→ **Dataset excerpt**:
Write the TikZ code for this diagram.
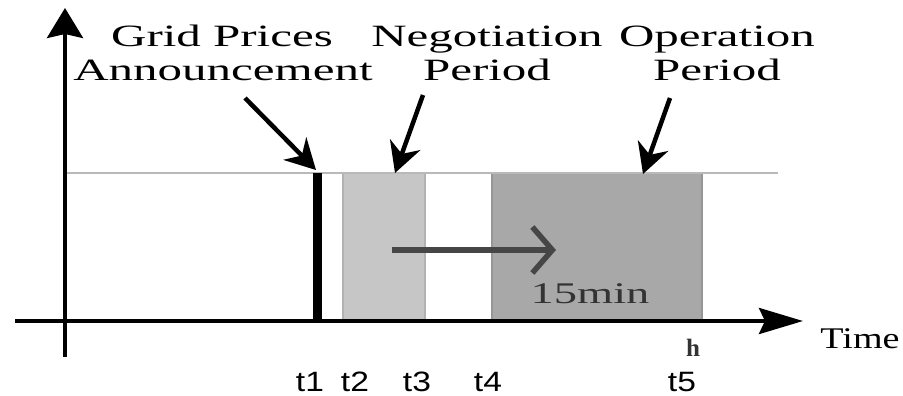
\documentclass[tikz,border=0pt]{standalone}
\usepackage{fontspec}
\setmainfont{Liberation Serif}
\newfontfamily\tsans{Liberation Sans}
\usetikzlibrary{arrows.meta}
\definecolor{lightbox}{RGB}{198,198,198}
\definecolor{lightedge}{RGB}{178,178,178}
\definecolor{darkbox}{RGB}{168,168,168}
\definecolor{darkedge}{RGB}{150,150,150}
\definecolor{topline}{RGB}{185,185,185}
\definecolor{arrowgray}{RGB}{70,70,70}
\newcommand\widen[2]{\scalebox{#1}[1]{#2}}
\tikzset{
  toplabel/.style={anchor=base, inner sep=0pt, font=\fontsize{31}{34}\selectfont, text=black},
  tlabel/.style={anchor=base, inner sep=0pt, font=\tsans\fontsize{28}{30}\selectfont},
  callout/.style={line width=4.5pt, -{Stealth[length=30pt,width=32pt]}},
  axis/.style={line width=4pt},
}
\begin{document}
\begin{tikzpicture}[x=1pt,y=-1pt]
\useasboundingbox (0,0) rectangle (903,396);
% boxes
\fill[lightbox, draw=lightedge, line width=2pt] (343,173) rectangle (425,321);
\fill[darkbox, draw=darkedge, line width=2pt] (492,173) rectangle (702,321);
% top reference line
\draw[topline, line width=2.5pt] (65,173) -- (778,173);
% t1 bar
\fill[black] (313,173) rectangle (322,321);
% axes
\coordinate (ybot) at (65,357);
\coordinate (ytop) at (65,8);
\coordinate (xl) at (15,321);
\coordinate (xr) at (803,321);
\draw[axis, -{Stealth[length=30pt,width=36pt,inset=4pt]}] (ybot) -- (ytop);
\draw[axis, -{Stealth[length=44pt,width=26pt,inset=6pt]}] (xl) -- (xr);
% shift arrow
\coordinate (sa) at (392,250);
\coordinate (sb) at (556,250);
\draw[arrowgray, line width=5.5pt, -{Straight Barb[length=20pt,width=46pt,line width=5.5pt]}] (sa) -- (sb);
% labels
\node[toplabel] (gp1) at (222,47) {\widen{1.58}{Grid Prices}};
\node[toplabel] (gp2) at (223,81) {\widen{1.58}{Announcement}};
\node[toplabel] (ng1) at (487,47) {\widen{1.58}{Negotiation}};
\node[toplabel] (ng2) at (487,81) {\widen{1.58}{Period}};
\node[toplabel] (op1) at (717,47) {\widen{1.58}{Operation}};
\node[toplabel] (op2) at (717,81) {\widen{1.58}{Period}};
% callout arrows
\coordinate (ga) at (245,98);
\coordinate (gb) at (316,170);
\coordinate (na) at (423,95);
\coordinate (nb) at (395,173);
\coordinate (oa) at (670,98);
\coordinate (ob) at (643,174);
\draw[callout] (ga) -- (gb);
\draw[callout] (na) -- (nb);
\draw[callout] (oa) -- (ob);
% 15min
\node[anchor=base, inner sep=0pt, font=\fontsize{30}{32}\selectfont, text=black!80] (dur) at (590,303) {\widen{1.55}{15min}};
% time axis labels
\node[anchor=base, inner sep=0pt, font=\fontsize{30}{32}\selectfont] (time) at (860,348) {\widen{1.27}{Time}};
\node[anchor=base, inner sep=0pt, font=\bfseries\fontsize{25}{27}\selectfont, text=black!80] (hh) at (693,356) {h};
\node[tlabel] (t1) at (310,391) {\widen{1.2}{t1}};
\node[tlabel] (t2) at (355,391) {\widen{1.2}{t2}};
\node[tlabel] (t3) at (417,391) {\widen{1.2}{t3}};
\node[tlabel] (t4) at (488,391) {\widen{1.2}{t4}};
\node[tlabel] (t5) at (682,391) {\widen{1.2}{t5}};
\end{tikzpicture}
\end{document}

→ **Aim**: Could you repeat all of the material exactly? Pictures should not be copied.

→ **Response**:
Write the TikZ code for this diagram.
\documentclass[tikz,border=0pt]{standalone}
\usepackage{fontspec}
\setmainfont{Liberation Serif}
\newfontfamily\tsans{Liberation Sans}
\usetikzlibrary{arrows.meta}
\definecolor{lightbox}{RGB}{198,198,198}
\definecolor{lightedge}{RGB}{178,178,178}
\definecolor{darkbox}{RGB}{168,168,168}
\definecolor{darkedge}{RGB}{150,150,150}
\definecolor{topline}{RGB}{185,185,185}
\definecolor{arrowgray}{RGB}{70,70,70}
\newcommand\widen[2]{\scalebox{#1}[1]{#2}}
\tikzset{
  toplabel/.style={anchor=base, inner sep=0pt, font=\fontsize{31}{34}\selectfont, text=black},
  tlabel/.style={anchor=base, inner sep=0pt, font=\tsans\fontsize{28}{30}\selectfont},
  callout/.style={line width=4.5pt, -{Stealth[length=30pt,width=32pt]}},
  axis/.style={line width=4pt},
}
\begin{document}
\begin{tikzpicture}[x=1pt,y=-1pt]
\useasboundingbox (0,0) rectangle (903,396);
% boxes
\fill[lightbox, draw=lightedge, line width=2pt] (343,173) rectangle (425,321);
\fill[darkbox, draw=darkedge, line width=2pt] (492,173) rectangle (702,321);
% top reference line
\draw[topline, line width=2.5pt] (65,173) -- (778,173);
% t1 bar
\fill[black] (313,173) rectangle (322,321);
% axes
\coordinate (ybot) at (65,357);
\coordinate (ytop) at (65,8);
\coordinate (xl) at (15,321);
\coordinate (xr) at (803,321);
\draw[axis, -{Stealth[length=30pt,width=36pt,inset=4pt]}] (ybot) -- (ytop);
\draw[axis, -{Stealth[length=44pt,width=26pt,inset=6pt]}] (xl) -- (xr);
% shift arrow
\coordinate (sa) at (392,250);
\coordinate (sb) at (556,250);
\draw[arrowgray, line width=5.5pt, -{Straight Barb[length=20pt,width=46pt,line width=5.5pt]}] (sa) -- (sb);
% labels
\node[toplabel] (gp1) at (222,47) {\widen{1.58}{Grid Prices}};
\node[toplabel] (gp2) at (223,81) {\widen{1.58}{Announcement}};
\node[toplabel] (ng1) at (487,47) {\widen{1.58}{Negotiation}};
\node[toplabel] (ng2) at (487,81) {\widen{1.58}{Period}};
\node[toplabel] (op1) at (717,47) {\widen{1.58}{Operation}};
\node[toplabel] (op2) at (717,81) {\widen{1.58}{Period}};
% callout arrows
\coordinate (ga) at (245,98);
\coordinate (gb) at (316,170);
\coordinate (na) at (423,95);
\coordinate (nb) at (395,173);
\coordinate (oa) at (670,98);
\coordinate (ob) at (643,174);
\draw[callout] (ga) -- (gb);
\draw[callout] (na) -- (nb);
\draw[callout] (oa) -- (ob);
% 15min
\node[anchor=base, inner sep=0pt, font=\fontsize{30}{32}\selectfont, text=black!80] (dur) at (590,303) {\widen{1.55}{15min}};
% time axis labels
\node[anchor=base, inner sep=0pt, font=\fontsize{30}{32}\selectfont] (time) at (860,348) {\widen{1.27}{Time}};
\node[anchor=base, inner sep=0pt, font=\bfseries\fontsize{25}{27}\selectfont, text=black!80] (hh) at (693,356) {h};
\node[tlabel] (t1) at (310,391) {\widen{1.2}{t1}};
\node[tlabel] (t2) at (355,391) {\widen{1.2}{t2}};
\node[tlabel] (t3) at (417,391) {\widen{1.2}{t3}};
\node[tlabel] (t4) at (488,391) {\widen{1.2}{t4}};
\node[tlabel] (t5) at (682,391) {\widen{1.2}{t5}};
\end{tikzpicture}
\end{document}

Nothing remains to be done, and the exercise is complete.